There are many ways to measure the height of a fluid and one of the most popular is to use a pressure sensor since any change in liquid height above the pressure sensor is linearly proportional to the change in pressure exerted by the head of liquid immediately above the pressure sensors position.
In order to measure the fluid level, a hydrostatic pressure sensor should be mounted at the lowest required measurement point, which could be an outlet or inlet for example at the bottom of the tank. However it may be necessary to create a new tapping point especially if there is a high flow rate, suction or positive pressure at the outlet or inlet for a large proportion of the time, since this will also be measured by the hydrostatic pressure sensor leading to a false reading of the liquid level.
Once the height has been determined for positioning the hydrostatic pressure sensor, the required operating range will be the hydrostatic pressure exerted between the lowest and the highest possible liquid level. The highest measured level required is often the top of the tank so that overflow conditions can be detected.

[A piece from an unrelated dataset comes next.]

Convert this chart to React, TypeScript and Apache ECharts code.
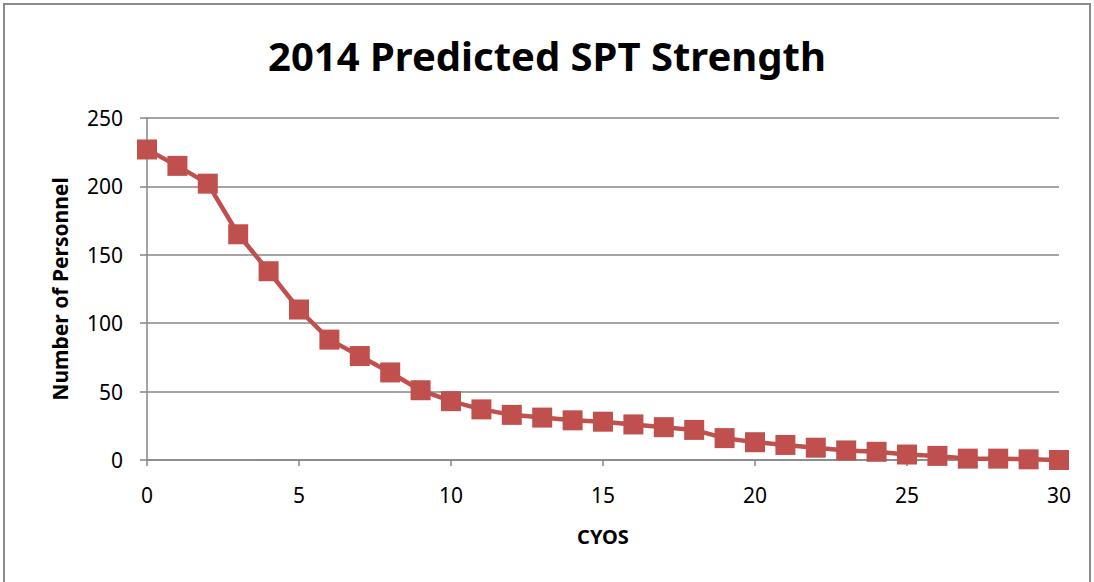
import React, { useEffect, useRef } from "react";
import * as echarts from "echarts";

const titleText = "2014 Predicted SPT Strength";
const xAxisName = "CYOS";
const yAxisName = "Number of Personnel";
const cyos = [0,1,2,3,4,5,6,7,8,9,10,11,12,13,14,15,16,17,18,19,20,21,22,23,24,25,26,27,28,29,30];
const personnel = [227,215,202,165,138,110,88,76,64,51,43,37,33,31,29,28,26,24,22,16,13,11,9,7,6,4,3,1,1,0.5,0];

export default function App() {
  const ref = useRef<HTMLDivElement>(null);
  useEffect(() => {
    if (!ref.current) return;
    const chart = echarts.init(ref.current, null, { renderer: "svg" });
    const font = "'Noto Sans', sans-serif";
    chart.setOption({
      animation: false,
      backgroundColor: "#ffffff",
      title: {
        text: titleText,
        left: "center",
        top: 30,
        textStyle: { fontFamily: font, fontSize: 40, fontWeight: "bold", color: "#000" },
      },
      graphic: [
        {
          type: "rect",
          shape: { x: 4, y: 4, width: 1086, height: 620 },
          style: { fill: "none", stroke: "#8c8c8c", lineWidth: 2 },
          silent: true,
        },
      ],
      grid: { left: 147, right: 35, top: 118, bottom: 122 },
      xAxis: {
        type: "value",
        min: 0,
        max: 30,
        interval: 5,
        name: xAxisName,
        nameLocation: "middle",
        nameGap: 66,
        nameTextStyle: { fontFamily: font, fontSize: 20, fontWeight: "bold", color: "#000" },
        axisLine: { show: true, lineStyle: { color: "#868686", width: 1.5 } },
        axisTick: { show: true, length: 6, lineStyle: { color: "#868686", width: 1.5 } },
        axisLabel: { fontFamily: font, fontSize: 21, color: "#000", margin: 24 },
        splitLine: { show: false },
      },
      yAxis: {
        type: "value",
        min: 0,
        max: 250,
        interval: 50,
        name: yAxisName,
        nameLocation: "middle",
        nameGap: 77,
        nameTextStyle: { fontFamily: font, fontSize: 21, fontWeight: "bold", color: "#000" },
        axisLine: { show: true, lineStyle: { color: "#868686", width: 1.5 } },
        axisTick: { show: true, length: 7, lineStyle: { color: "#868686", width: 1.5 } },
        axisLabel: { fontFamily: font, fontSize: 21, color: "#000", margin: 24 },
        splitLine: { show: true, lineStyle: { color: "#868686", width: 1.5 } },
      },
      series: [
        {
          type: "line",
          data: cyos.map((c, i) => [c, personnel[i]]),
          symbol: "rect",
          symbolSize: 20,
          lineStyle: { color: "#c0504d", width: 4.5 },
          itemStyle: { color: "#c0504d" },
        },
      ],
    });
    return () => chart.dispose();
  }, []);
  return (
    <div
      ref={ref}
      style={{ position: "fixed", left: 0, top: 0, width: 1094, height: 582 }}
    />
  );
}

The hydrostatic pressure range in bar or pounds per square inch (psi) can be calculated by multiplying the liquid height in metres or feet by the specific gravity (SG) of the fluid and then multiplying this result by the converted number of bar or psi for 1 mH2O or 1 ftH2O.

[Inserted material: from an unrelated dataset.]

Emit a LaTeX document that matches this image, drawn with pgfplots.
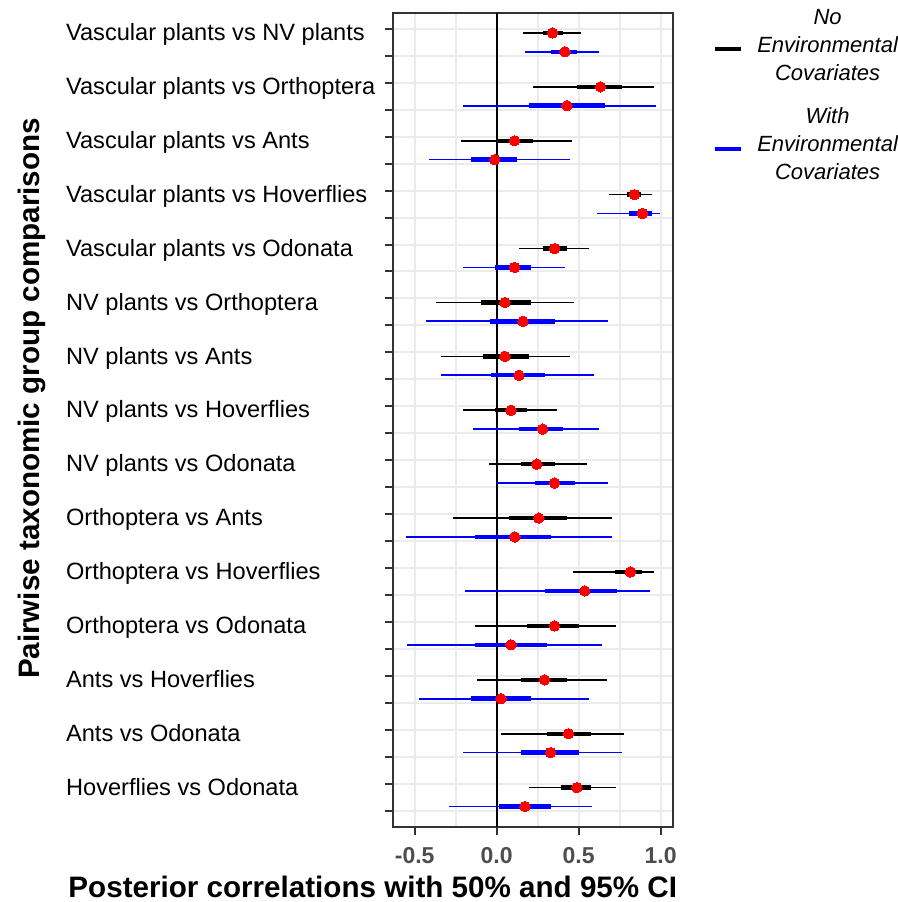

Please be aware that converting liquid height into pressure units is not 100% precise. This is because the pressure exerted by a liquid is influenced by changes in temperature which causes the liquid to expand and contract, thus affecting the density. Also local gravity, which varies depending on the geographical location, will cause the weight of the liquid to rise and fall. Due to these variations a number of conventions have been adopted for converting liquid height into pressure units. The easiest convention to remember is to assume a water density of 1000 kg/m³ at 4°C and acceleration due to gravity of 9.80655 m/s², which for most applications will produce an precise enough pressure conversion.
Some manufacturers offer hydrostatic pressure sensors specifically for the purpose of liquid level measurement and the pressure ranges will be in metres or feet of water gauge. Remember though, that these ranges are for water which has an SG of 1, so it is still necessary to choose a lower or higher range for fluids which have a higher or lower specific gravity than water.

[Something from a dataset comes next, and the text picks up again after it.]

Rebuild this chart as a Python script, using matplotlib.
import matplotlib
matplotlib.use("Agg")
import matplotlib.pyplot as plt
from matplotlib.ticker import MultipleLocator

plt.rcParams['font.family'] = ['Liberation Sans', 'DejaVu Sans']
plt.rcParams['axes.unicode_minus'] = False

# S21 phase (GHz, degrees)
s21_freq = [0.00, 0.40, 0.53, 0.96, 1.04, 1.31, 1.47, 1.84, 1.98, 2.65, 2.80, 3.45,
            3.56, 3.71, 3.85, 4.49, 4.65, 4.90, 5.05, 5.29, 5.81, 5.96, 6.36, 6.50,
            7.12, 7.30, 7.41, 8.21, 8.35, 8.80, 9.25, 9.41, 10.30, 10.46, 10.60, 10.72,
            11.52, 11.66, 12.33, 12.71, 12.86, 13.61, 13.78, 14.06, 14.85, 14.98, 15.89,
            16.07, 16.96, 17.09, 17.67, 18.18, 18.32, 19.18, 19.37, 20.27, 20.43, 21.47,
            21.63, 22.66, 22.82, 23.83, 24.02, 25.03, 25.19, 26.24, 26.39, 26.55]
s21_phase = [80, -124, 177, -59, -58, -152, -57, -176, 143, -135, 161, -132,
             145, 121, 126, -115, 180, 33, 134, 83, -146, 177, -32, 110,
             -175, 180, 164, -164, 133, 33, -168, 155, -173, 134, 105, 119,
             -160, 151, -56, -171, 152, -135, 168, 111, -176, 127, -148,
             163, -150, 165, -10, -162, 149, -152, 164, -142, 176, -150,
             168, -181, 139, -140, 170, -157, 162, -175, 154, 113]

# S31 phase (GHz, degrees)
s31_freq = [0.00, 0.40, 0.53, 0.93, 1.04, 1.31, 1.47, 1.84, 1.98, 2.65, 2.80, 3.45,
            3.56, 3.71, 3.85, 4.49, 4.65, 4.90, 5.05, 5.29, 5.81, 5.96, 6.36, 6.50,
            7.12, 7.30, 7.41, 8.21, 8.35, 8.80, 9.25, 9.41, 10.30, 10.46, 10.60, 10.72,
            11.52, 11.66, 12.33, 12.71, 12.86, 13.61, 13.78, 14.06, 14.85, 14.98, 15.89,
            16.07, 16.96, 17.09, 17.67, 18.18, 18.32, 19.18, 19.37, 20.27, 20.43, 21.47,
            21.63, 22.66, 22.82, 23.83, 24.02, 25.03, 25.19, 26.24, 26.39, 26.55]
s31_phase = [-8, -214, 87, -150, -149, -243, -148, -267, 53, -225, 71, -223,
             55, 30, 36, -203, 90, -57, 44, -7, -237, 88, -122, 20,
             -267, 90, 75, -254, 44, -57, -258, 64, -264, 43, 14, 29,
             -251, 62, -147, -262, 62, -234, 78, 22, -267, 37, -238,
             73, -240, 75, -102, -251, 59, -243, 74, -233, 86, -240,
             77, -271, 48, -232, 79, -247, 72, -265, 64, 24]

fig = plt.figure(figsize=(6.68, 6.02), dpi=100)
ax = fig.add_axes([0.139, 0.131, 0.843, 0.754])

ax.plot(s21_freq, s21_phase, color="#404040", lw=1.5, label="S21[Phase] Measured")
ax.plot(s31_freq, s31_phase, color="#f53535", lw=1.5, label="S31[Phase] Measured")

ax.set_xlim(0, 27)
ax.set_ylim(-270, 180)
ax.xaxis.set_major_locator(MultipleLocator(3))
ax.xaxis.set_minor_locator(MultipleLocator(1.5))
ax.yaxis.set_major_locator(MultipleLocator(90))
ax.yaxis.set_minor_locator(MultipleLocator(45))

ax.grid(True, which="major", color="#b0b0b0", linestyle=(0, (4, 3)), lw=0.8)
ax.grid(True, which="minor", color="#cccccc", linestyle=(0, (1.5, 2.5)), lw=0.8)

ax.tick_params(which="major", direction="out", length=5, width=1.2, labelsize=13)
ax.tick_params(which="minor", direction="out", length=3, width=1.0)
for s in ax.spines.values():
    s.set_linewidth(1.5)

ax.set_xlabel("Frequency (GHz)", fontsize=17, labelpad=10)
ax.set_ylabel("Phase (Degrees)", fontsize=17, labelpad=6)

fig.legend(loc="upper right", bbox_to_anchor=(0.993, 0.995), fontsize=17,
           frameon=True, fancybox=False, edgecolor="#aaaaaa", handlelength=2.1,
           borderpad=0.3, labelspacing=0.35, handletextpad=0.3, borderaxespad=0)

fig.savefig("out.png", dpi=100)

Measuring the hydrostatic level of a fluid which is open to the air or inside a vented tank requires the subtraction of the local atmospheric pressure. This is accomplished mechanically by venting the rear of the pressure sensing diaphragm to atmospheric pressure. Therefore unless it is an application such as measuring sea water depth of a submersible vessel where it is impossible to vent to atmospheric pressure, the hydrostatic pressure sensor should always have a vented gauge reference. The type of reference is normally identified in the pressure range e.g. 1 bar gauge, 1 bar g or 1 bar vented gauge.